According to annual data collected by the FBI, Clinton's three years average of total marijuana arrests (483,548 arrests per year) is 30 percent higher than the average number of early arrests under the Bush administration (338,998). "These latest figures expose those who claim that America has abandoned the drug war under Clinton as the political charlatans they are," states NORML Publication's Director Paul Armentano. "The fact that adolescents use rates for marijuana are rising at the same time that law enforcement is arresting record numbers of users affirms NORML's long-held belief that marijuana prohibition is not an effective deterrent to marijuana consumption. Clinton hasn't abandoned the drug war; the drug war simply isn't working."

Additional statistics gathered from the Uniform Crime Report reveal that law enforcement made 1.5 million arrests for drug abuse violations in 1995, the most ever.

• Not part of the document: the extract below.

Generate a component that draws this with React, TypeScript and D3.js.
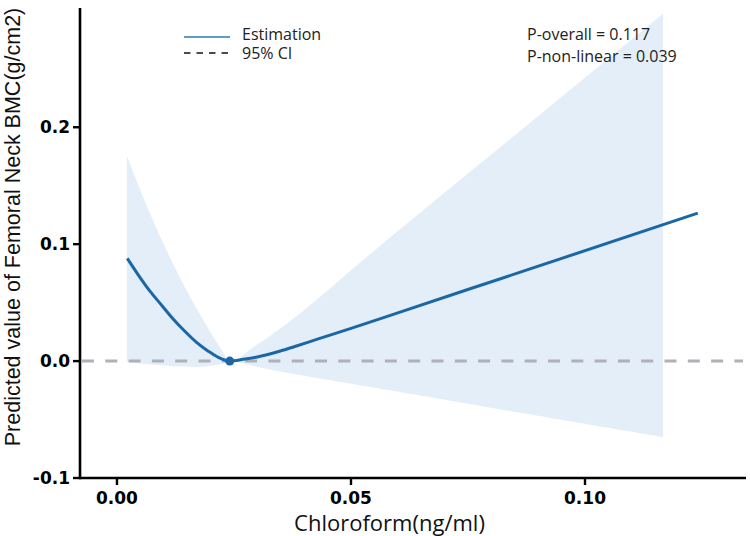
import * as d3 from 'd3';

// Estimation curve (restricted cubic spline)
const estX = [0.0022, 0.0045, 0.007, 0.0095, 0.012, 0.0145, 0.017, 0.0195, 0.0215, 0.0241, 0.027, 0.03, 0.034, 0.038, 0.043, 0.05, 0.06, 0.0865, 0.1241];
const estY = [0.0878, 0.074, 0.06, 0.048, 0.036, 0.0255, 0.016, 0.0085, 0.0035, 0, 0.0015, 0.0035, 0.0075, 0.0125, 0.019, 0.028, 0.0413, 0.0765, 0.1265];

// 95% CI band
const ciX = [0.0021, 0.005, 0.0096, 0.013, 0.0171, 0.02, 0.0226, 0.0241, 0.03, 0.0391, 0.0551, 0.0865, 0.1167];
const ciUpper = [0.176, 0.146, 0.1034, 0.075, 0.0443, 0.0246, 0.008, 0, 0.0142, 0.0408, 0.0949, 0.198, 0.2974];
const ciLower = [-0.0005, -0.002, -0.0035, -0.0045, -0.005, -0.004, -0.002, 0, -0.005, -0.012, -0.0229, -0.0444, -0.065];

const refX = 0.0241;
const xTicks = [0, 0.05, 0.1];
const yTicks = [-0.1, 0, 0.1, 0.2];
const pTexts = ['P-overall = 0.117', 'P-non-linear = 0.039'];
const legendItems = ['Estimation', '95% CI'];

const W = 750;
const H = 536;
const lineColor = '#1b67a6';
const bandColor = '#e3eef8';

export default function App() {
  const x = d3.scaleLinear().domain([-0.0079, 0.1344]).range([80, 746]);
  const y = d3.scaleLinear().domain([-0.1, 0.302]).range([478, 8]);

  const est = estX.map((v, i) => ({ x: v, y: estY[i] }));
  const band = ciX.map((v, i) => ({ x: v, lo: ciLower[i], hi: ciUpper[i] }));

  const line = d3.line<{ x: number; y: number }>()
    .x(d => x(d.x))
    .y(d => y(d.y))
    .curve(d3.curveMonotoneX);

  const area = d3.area<{ x: number; lo: number; hi: number }>()
    .x(d => x(d.x))
    .y0(d => y(d.lo))
    .y1(d => y(d.hi))
    .curve(d3.curveCatmullRom.alpha(0.5));

  const [x0, x1] = x.range();
  const [yb, yt] = y.range();
  const tickFont = { fontFamily: 'DejaVu Sans', fontWeight: 'bold', fontSize: 17 } as const;

  return (
    <svg width={W} height={H} style={{ position: 'absolute', left: 0, top: 0 }}>
      <rect width={W} height={H} fill="#fff" />

      {/* CI band */}
      <path d={area(band) || ''} fill={bandColor} />

      {/* reference line at 0 */}
      <line x1={x0 + 2} x2={x1 - 3} y1={y(0)} y2={y(0)}
        stroke="#b0b0b8" strokeWidth={3} strokeDasharray="12,11.3" />

      {/* estimation */}
      <path d={line(est) || ''} fill="none" stroke={lineColor} strokeWidth={3} />
      <circle cx={x(refX)} cy={y(0)} r={4.5} fill={lineColor} />

      {/* axes */}
      <line x1={x0} x2={x1} y1={yb} y2={yb} stroke="#000" strokeWidth={2.6} />
      <line x1={x0} x2={x0} y1={yb + 1.3} y2={yt} stroke="#000" strokeWidth={2.6} />
      {xTicks.map(t => (
        <g key={t}>
          <line x1={x(t)} x2={x(t)} y1={yb} y2={yb + 7} stroke="#000" strokeWidth={2.4} />
          <text x={x(t)} y={504} textAnchor="middle" style={tickFont}>{t.toFixed(2)}</text>
        </g>
      ))}
      {yTicks.map(t => (
        <g key={t}>
          <line x1={x0 - 7} x2={x0} y1={y(t)} y2={y(t)} stroke="#000" strokeWidth={2.4} />
          <text x={70} y={y(t)} dy="0.36em" textAnchor="end" style={tickFont}>{t.toFixed(1)}</text>
        </g>
      ))}

      {/* axis titles */}
      <text x={389.5} y={531} textAnchor="middle"
        style={{ fontFamily: 'Open Sans', fontSize: 22, fill: '#111' }}>
        Chloroform(ng/ml)
      </text>
      <text transform="translate(19.5,227) rotate(-90)" textAnchor="middle"
        style={{ fontFamily: 'Liberation Sans', fontSize: 21.5, fill: '#111' }}>
        Predicted value of Femoral Neck BMC(g/cm2)
      </text>

      {/* legend */}
      <line x1={184} x2={230} y1={37} y2={37} stroke="#2b7bb3" strokeWidth={1.6} />
      <line x1={184} x2={230} y1={53} y2={53} stroke="#111" strokeWidth={1.5} strokeDasharray="6.5,6" />
      {legendItems.map((s, i) => (
        <text key={s} x={242} y={40 + i * 18.5}
          style={{ fontFamily: 'Open Sans', fontSize: 16, fill: '#222' }}>{s}</text>
      ))}

      {/* p-values */}
      {pTexts.map((s, i) => (
        <text key={s} x={527} y={39.5 + i * 22}
          style={{ fontFamily: 'Open Sans', fontSize: 16, fill: '#222' }}>{s}</text>
      ))}
    </svg>
  );
}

This figure is a 7 percent increase above the 1994 level, 41 percent higher than 1991, and 65 percent higher than in 1986. The FBI report further discloses that the number of individuals arrested for marijuana possession in 1995 virtually equaled the combined total number of individuals arrested for possessing heroin, cocaine and/or their derivatives.

*No arrest data for Kansas, Montana, and most of Illinois law enforcement agencies were available to the FBI for 1995. Therefore, arrest totals for these states were estimated by the FBI for inclusion in the overall total.